Investigating Young Children’s and Teachers’ Climate Justice Literacies
FY25 SI-RITEA Type B
Abstract
While teaching about climate change is typically considered to be in the purview of science education, the nature of climate change as a transdisciplinary, socioscientific problem of injustice means that it must be a priority for all disciplines. One significantly untapped area for studying climate change is elementary literacy education, where a strong focus is placed on the development of young children’s oral and written narratives that allow them to make sense of their world and future actions. In this study, we will examine how children and teachers create classroom narratives of climate justice literacies. We aim to study how the narratives students and teachers create evolve through their engagements with children’s books about climate change and environmental activism.

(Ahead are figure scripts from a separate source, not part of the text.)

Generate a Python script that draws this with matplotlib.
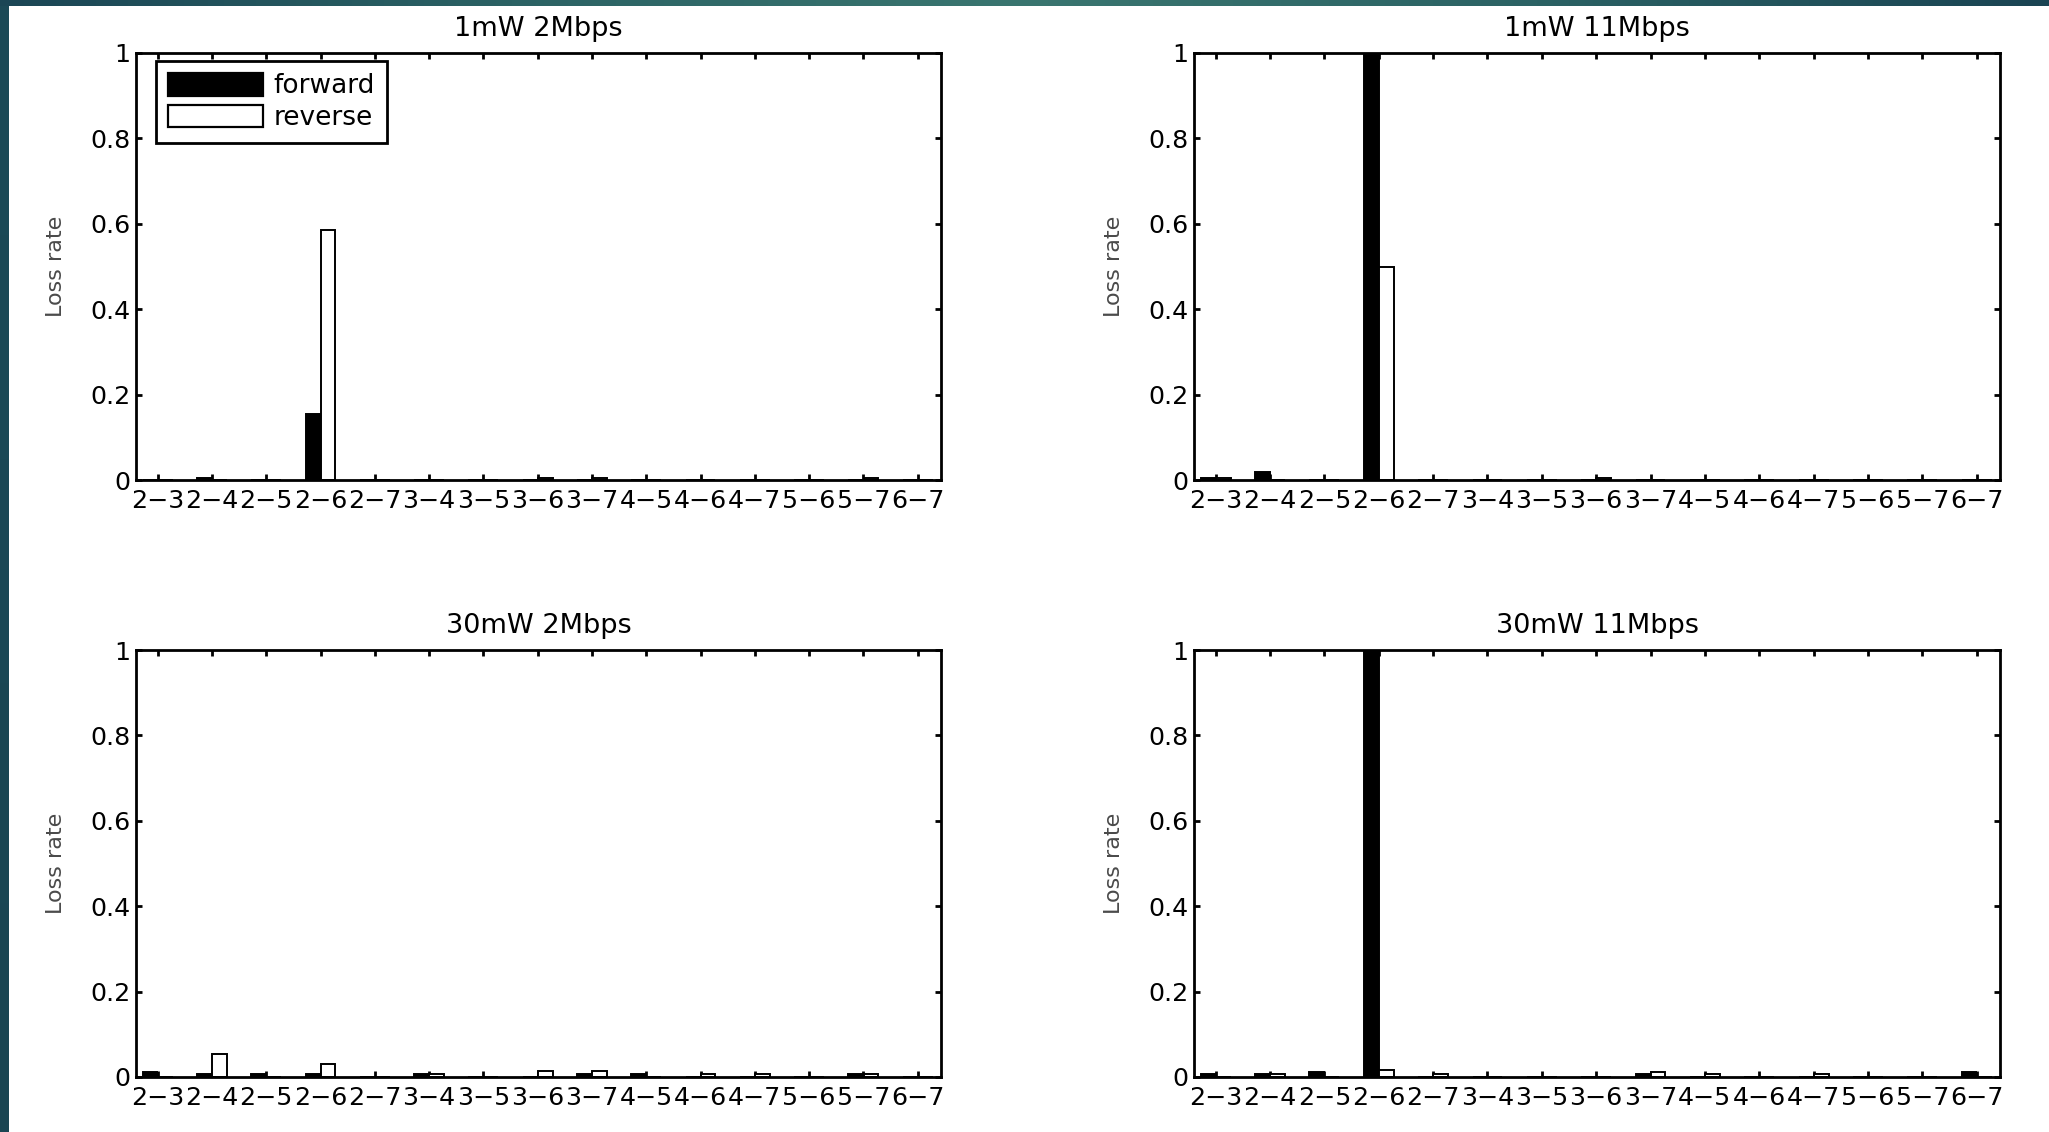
import numpy as np
import matplotlib
matplotlib.use("Agg")
import matplotlib.pyplot as plt
from matplotlib.colors import LinearSegmentedColormap
from matplotlib.patches import Patch

# Node pairs on the x axis
pairs = ['2-3', '2-4', '2-5', '2-6', '2-7', '3-4', '3-5', '3-6',
         '3-7', '4-5', '4-6', '4-7', '5-6', '5-7', '6-7']

# Loss rate per pair, forward and reverse direction
fwd_1mw_2m = [0, 0.005, 0, 0.155, 0, 0, 0, 0, 0, 0, 0, 0, 0, 0, 0]
rev_1mw_2m = [0, 0, 0, 0.585, 0, 0, 0, 0.004, 0.004, 0, 0, 0, 0, 0.004, 0]

fwd_1mw_11m = [0.004, 0.019, 0, 1.0, 0, 0, 0, 0, 0, 0, 0, 0, 0, 0, 0]
rev_1mw_11m = [0.005, 0, 0, 0.5, 0, 0, 0, 0.004, 0, 0, 0, 0, 0, 0, 0]

fwd_30mw_2m = [0.011, 0.007, 0.007, 0.007, 0, 0.007, 0, 0, 0.007, 0.007, 0, 0, 0, 0.007, 0]
rev_30mw_2m = [0, 0.055, 0, 0.030, 0, 0.007, 0, 0.014, 0.013, 0, 0.006, 0.006, 0, 0.007, 0]

fwd_30mw_11m = [0.007, 0.007, 0.012, 1.0, 0, 0, 0, 0, 0.007, 0, 0, 0, 0, 0, 0.012]
rev_30mw_11m = [0, 0.007, 0, 0.017, 0.007, 0, 0, 0, 0.012, 0.007, 0, 0.007, 0, 0, 0]

titles = ['1mW 2Mbps', '1mW 11Mbps', '30mW 2Mbps', '30mW 11Mbps']
forward_sets = [fwd_1mw_2m, fwd_1mw_11m, fwd_30mw_2m, fwd_30mw_11m]
reverse_sets = [rev_1mw_2m, rev_1mw_11m, rev_30mw_2m, rev_30mw_11m]

yticks = [0, 0.2, 0.4, 0.6, 0.8, 1]
ytick_labels = ['0', '0.2', '0.4', '0.6', '0.8', '1']

plt.rcParams['font.family'] = ['DejaVu Sans']

W, H = 2049, 1132
fig = plt.figure(figsize=(W / 100, H / 100), dpi=100)
fig.patch.set_facecolor('white')

# slide template border: gradient strip along the top and a band on the left
band = LinearSegmentedColormap.from_list(
    'band', ['#1b4655', '#2b6264', '#3a7670', '#2b6264', '#1a4453'])
ax_top = fig.add_axes([0, 1 - 6 / H, 1, 6 / H])
ax_top.imshow(np.linspace(0, 1, 512)[None, :], aspect='auto', cmap=band)
ax_top.axis('off')
ax_left = fig.add_axes([0, 0, 9 / W, 1 - 6 / H])
ax_left.imshow(np.linspace(0, 1, 256)[:, None], aspect='auto',
               cmap=LinearSegmentedColormap.from_list('lb', ['#1c4a57', '#1a4552']))
ax_left.axis('off')

# axes boxes in pixels: (left, top, right, bottom)
boxes = [(136, 53, 941, 480), (1194, 53, 2000, 480),
         (136, 650, 941, 1077), (1194, 650, 2000, 1077)]

x = np.arange(1, len(pairs) + 1)
bw = 0.27
off = 0.14

for i, (l, t, r, b) in enumerate(boxes):
    ax = fig.add_axes([l / W, 1 - b / H, (r - l) / W, (b - t) / H])
    ax.bar(x - off, forward_sets[i], width=bw, color='black',
           edgecolor='black', linewidth=1.4, zorder=2)
    ax.bar(x + off, reverse_sets[i], width=bw, color='white',
           edgecolor='black', linewidth=1.4, zorder=2)
    ax.set_xlim(0.6, 15.43)
    ax.set_ylim(0, 1)
    ax.set_xticks(x)
    ax.set_xticklabels([p.replace('-', '\u2212') for p in pairs], fontsize=18.2)
    ax.set_yticks(yticks)
    ax.set_yticklabels(ytick_labels, fontsize=18.2)
    ax.tick_params(axis='both', direction='in', top=True, right=True,
                   length=4.5, width=2.0, colors='black')
    ax.tick_params(axis='x', pad=6.5)
    ax.tick_params(axis='y', pad=4)
    for s in ax.spines.values():
        s.set_linewidth(2.0)
        s.set_zorder(3)
    ax.set_title(titles[i], fontsize=19.5, pad=12)
    ax.set_ylabel('Loss rate', fontsize=16, color='#4a4a4a')
    ax.yaxis.set_label_coords(-0.087, 0.5)

    if i == 0:
        handles = [Patch(facecolor='black', edgecolor='black', linewidth=1.6),
                   Patch(facecolor='white', edgecolor='black', linewidth=1.6)]
        leg = ax.legend(handles, ['forward', 'reverse'], loc='upper left',
                        bbox_to_anchor=(20 / 805, 1 - 8 / 427), borderaxespad=0,
                        fontsize=19, handlelength=3.6, handleheight=0.95,
                        handletextpad=0.4, labelspacing=0.2, borderpad=0.45,
                        fancybox=False, framealpha=1, edgecolor='black')
        leg.get_frame().set_linewidth(2.0)

fig.savefig('out.png', dpi=100)
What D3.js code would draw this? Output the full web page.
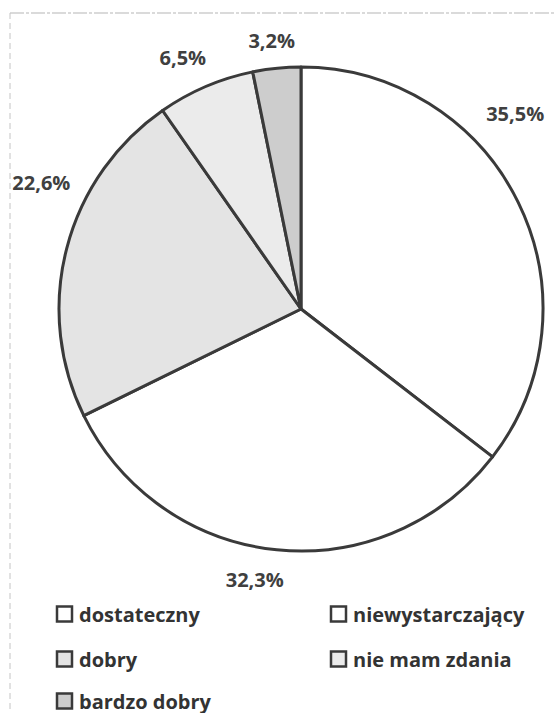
<!DOCTYPE html>
<html>
<head>
<meta charset="utf-8">
<script src="https://cdn.jsdelivr.net/npm/d3@7"></script>
<style>
  body { margin: 0; background: #fff; }
  svg { display: block; }
</style>
</head>
<body>
<svg id="chart" width="554" height="713"></svg>
<script>
// DATA
var categories = ["dostateczny", "niewystarczający", "dobry", "nie mam zdania", "bardzo dobry"];
var values = [35.5, 32.3, 22.6, 6.5, 3.2];
var labels = ["35,5%", "32,3%", "22,6%", "6,5%", "3,2%"];
var fills = ["#ffffff", "#ffffff", "#e4e4e4", "#ebebeb", "#cdcdcd"];

var svg = d3.select("#chart");
var cx = 301, cy = 309, r = 242;
var ink = "#3a3a3a";

// FRAME (scanned border)
svg.append("line").attr("x1", 10).attr("x2", 554).attr("y1", 13).attr("y2", 13)
  .attr("stroke", "#b5b5b5").attr("stroke-width", 1).attr("stroke-dasharray", "14,2,3,2");
svg.append("line").attr("x1", 10).attr("x2", 10).attr("y1", 13).attr("y2", 713)
  .attr("stroke", "#c4c4c4").attr("stroke-width", 1).attr("stroke-dasharray", "6,4");

// PIE
var pie = d3.pie().sort(null).value(function(d){ return d; });
var arcs = pie(values);
var arc = d3.arc().innerRadius(0).outerRadius(r);

var g = svg.append("g").attr("transform", "translate(" + cx + "," + cy + ")");
g.selectAll("path").data(arcs).enter().append("path")
  .attr("d", arc)
  .attr("fill", function(d, i){ return fills[i]; })
  .attr("stroke", ink)
  .attr("stroke-width", 3)
  .attr("stroke-linejoin", "round");

// LABELS (best-fit placement, offset from the outside centroid)
var labelArc = d3.arc().innerRadius(r + 20).outerRadius(r + 20);
var nudges = [[-21, -80], [-20, 10], [-6, -61], [-15, -11], [-3, -8]];
g.selectAll(".lbl").data(arcs).enter().append("text")
  .attr("class", "lbl")
  .attr("x", function(d, i){ return labelArc.centroid(d)[0] + nudges[i][0]; })
  .attr("y", function(d, i){ return labelArc.centroid(d)[1] + nudges[i][1]; })
  .attr("text-anchor", "middle")
  .attr("dominant-baseline", "central")
  .attr("font-family", "'Open Sans', sans-serif")
  .attr("font-weight", "bold")
  .attr("font-size", 20)
  .attr("fill", "#404040")
  .text(function(d, i){ return labels[i]; });

// LEGEND
var legendRows = [614, 659, 701];
var legendCols = [57, 331];
var legend = svg.append("g");
categories.forEach(function(c, i){
  var x = legendCols[i % 2], y = legendRows[Math.floor(i / 2)];
  legend.append("rect").attr("x", x).attr("y", y - 7.5).attr("width", 15).attr("height", 15)
    .attr("fill", fills[i]).attr("stroke", ink).attr("stroke-width", 2.5);
  legend.append("text").attr("x", x + 22).attr("y", y)
    .attr("dominant-baseline", "central")
    .attr("font-family", "'Open Sans', sans-serif")
    .attr("font-weight", "bold")
    .attr("font-size", 20)
    .attr("fill", "#333")
    .text(c);
});
</script>
</body>
</html>
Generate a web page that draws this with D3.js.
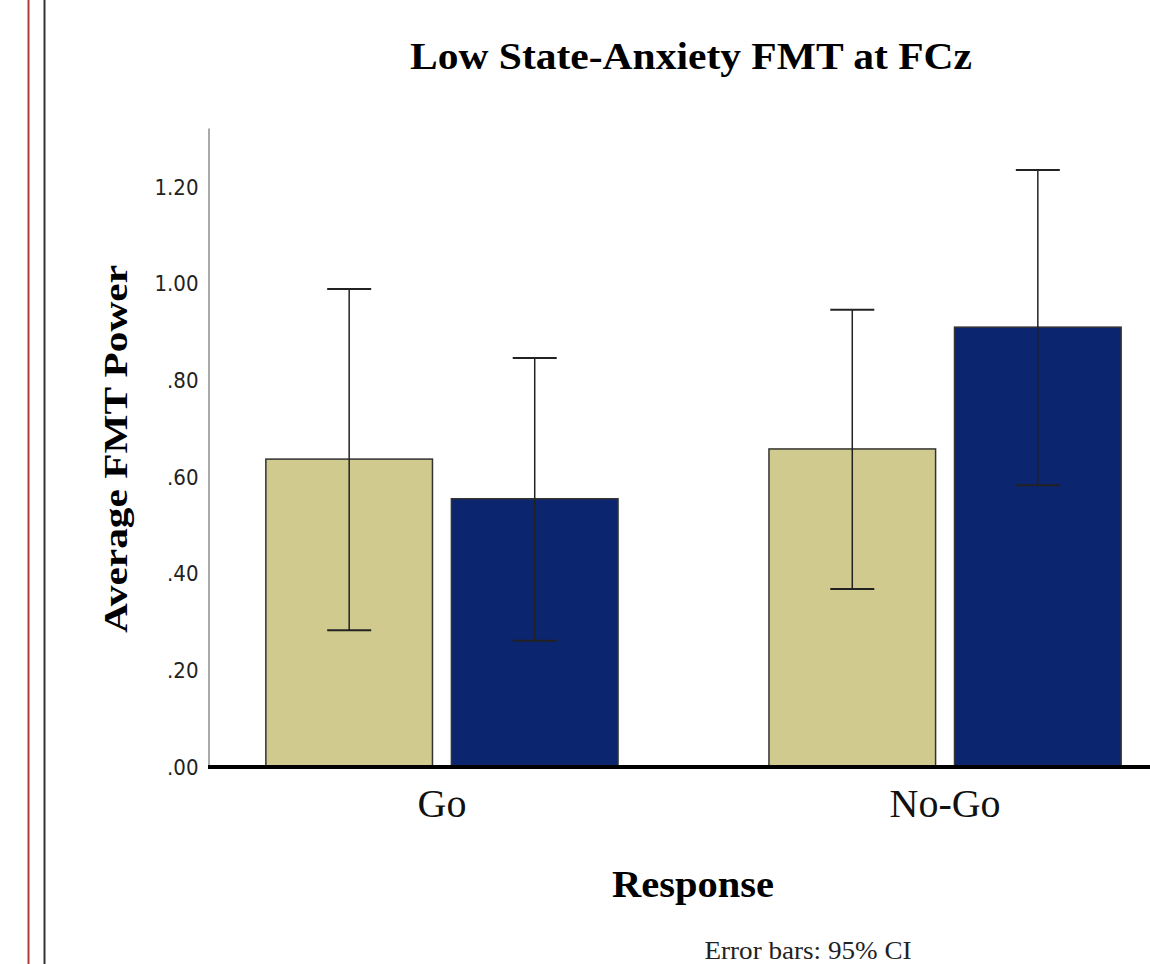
<!DOCTYPE html>
<html>
<head>
<meta charset="utf-8">
<script src="https://cdn.jsdelivr.net/npm/d3@7"></script>
<style>
  body { margin: 0; background: #fff; }
  svg { display: block; }
</style>
</head>
<body>
<div id="chart"></div>
<script>
// data
var responses = ['Go', 'No-Go']
var groups = ['Group A', 'Group B']
var means = [[0.637, 0.555], [0.658, 0.910]]
var ciLow = [[0.283, 0.261], [0.368, 0.583]]
var ciHigh = [[0.989, 0.846], [0.946, 1.235]]
var yTicks = [0, 0.2, 0.4, 0.6, 0.8, 1.0, 1.2]
var colors = ['#d0ca8e', '#0b256f']

var W = 1150, H = 964

var svg = d3.select('#chart').append('svg')
    .attr('width', W)
    .attr('height', H)

// page frame lines at the left
svg.append('line').attr('x1', 28.5).attr('x2', 28.5).attr('y1', 0).attr('y2', H)
    .attr('stroke', '#b03a3e').attr('stroke-width', 2)
svg.append('line').attr('x1', 44.5).attr('x2', 44.5).attr('y1', 0).attr('y2', H)
    .attr('stroke', '#333').attr('stroke-width', 2)

var y = d3.scaleLinear()
    .domain([0, 1.322])
    .range([767, 128])

var x0 = d3.scaleBand()
    .domain(responses)
    .range([208, 1179])
    .paddingInner(0.3)
    .paddingOuter(0.115)

var x1 = d3.scaleBand()
    .domain(groups)
    .range([0, x0.bandwidth()])
    .paddingInner(0.102)

// y axis
var yAxis = d3.axisLeft(y)
    .tickValues(yTicks)
    .tickSize(0)
    .tickPadding(10)
    .tickFormat(function(d){ return d3.format('.2f')(d).replace(/^0\./, '.') })

var gy = svg.append('g')
    .attr('transform', 'translate(208.5,0)')
    .call(yAxis)
gy.select('.domain').attr('stroke', '#aaa').attr('stroke-width', 2)
gy.selectAll('text')
    .style('font-family', '"DejaVu Sans Condensed", "DejaVu Sans", sans-serif')
    .style('font-stretch', 'condensed')
    .style('font-size', '22px')
    .attr('fill', '#222')

// bars
var data = []
responses.forEach(function(r, i){
  groups.forEach(function(g, j){
    data.push({ resp: r, grp: g, j: j, mean: means[i][j], lo: ciLow[i][j], hi: ciHigh[i][j] })
  })
})

svg.append('g').attr('class', 'bars')
  .selectAll('rect')
  .data(data)
  .enter().append('rect')
    .attr('x', function(d){ return x0(d.resp) + x1(d.grp) })
    .attr('y', function(d){ return y(d.mean) })
    .attr('width', x1.bandwidth())
    .attr('height', function(d){ return y(0) - y(d.mean) })
    .attr('fill', function(d){ return colors[d.j] })
    .attr('stroke', '#333')
    .attr('stroke-width', 1.5)

// error bars
var capW = 22
var eb = svg.append('g').attr('class', 'errorbars')
  .selectAll('g')
  .data(data)
  .enter().append('g')
    .attr('transform', function(d){ return 'translate(' + (x0(d.resp) + x1(d.grp) + x1.bandwidth() / 2) + ',0)' })
eb.append('line')
    .attr('y1', function(d){ return y(d.lo) })
    .attr('y2', function(d){ return y(d.hi) })
    .attr('stroke', '#222').attr('stroke-width', 1.5)
eb.append('line')
    .attr('x1', -capW).attr('x2', capW)
    .attr('y1', function(d){ return y(d.hi) })
    .attr('y2', function(d){ return y(d.hi) })
    .attr('stroke', '#222').attr('stroke-width', 2)
eb.append('line')
    .attr('x1', -capW).attr('x2', capW)
    .attr('y1', function(d){ return y(d.lo) })
    .attr('y2', function(d){ return y(d.lo) })
    .attr('stroke', '#222').attr('stroke-width', 2)

// baseline
svg.append('line')
    .attr('x1', 208).attr('x2', W)
    .attr('y1', y(0)).attr('y2', y(0))
    .attr('stroke', '#000').attr('stroke-width', 4)

// x axis labels
var xAxis = d3.axisBottom(x0).tickSize(0).tickPadding(22)
var gx = svg.append('g')
    .attr('transform', 'translate(0,' + y(0) + ')')
    .call(xAxis)
gx.select('.domain').remove()
gx.selectAll('text')
    .style('font-family', '"Liberation Serif", "Times New Roman", serif')
    .style('font-size', '40px')
    .attr('fill', '#111')

// titles
svg.append('text')
    .attr('x', 691).attr('y', 69)
    .attr('text-anchor', 'middle')
    .attr('textLength', 562)
    .attr('lengthAdjust', 'spacingAndGlyphs')
    .style('font-family', '"Liberation Serif", serif')
    .style('font-weight', 'bold')
    .style('font-size', '38px')
    .text('Low State-Anxiety FMT at FCz')

svg.append('text')
    .attr('x', 693).attr('y', 897)
    .attr('text-anchor', 'middle')
    .attr('textLength', 162)
    .attr('lengthAdjust', 'spacingAndGlyphs')
    .style('font-family', '"Liberation Serif", serif')
    .style('font-weight', 'bold')
    .style('font-size', '38px')
    .text('Response')

svg.append('text')
    .attr('transform', 'translate(127,449) rotate(-90)')
    .attr('text-anchor', 'middle')
    .attr('textLength', 368)
    .attr('lengthAdjust', 'spacingAndGlyphs')
    .style('font-family', '"Liberation Serif", serif')
    .style('font-weight', 'bold')
    .style('font-size', '34px')
    .text('Average FMT Power')

svg.append('text')
    .attr('x', 808).attr('y', 959)
    .attr('text-anchor', 'middle')
    .attr('textLength', 207)
    .attr('lengthAdjust', 'spacingAndGlyphs')
    .style('font-family', '"Liberation Serif", serif')
    .style('font-size', '25px')
    .attr('fill', '#222')
    .text('Error bars: 95% CI')
</script>
</body>
</html>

Climate justice literacies involve transdisciplinary engagements that focus on children’s awareness of climate justice through reading and writing to prepare them to engage in individual, social and environmental change. Discussions of climate justice literacies provide space to consider impacts of climate change, to analyze the climate discourses in society, and to create new narratives. Through this project, we aim to provide children and teachers with the pedagogical support and resources to analyze and question dominant discourses about the environment that are destructive to the climate. In so doing, we seek to nurture students’ and teachers’ creation of narratives that challenge these dominant discourses and advocate for climate justice.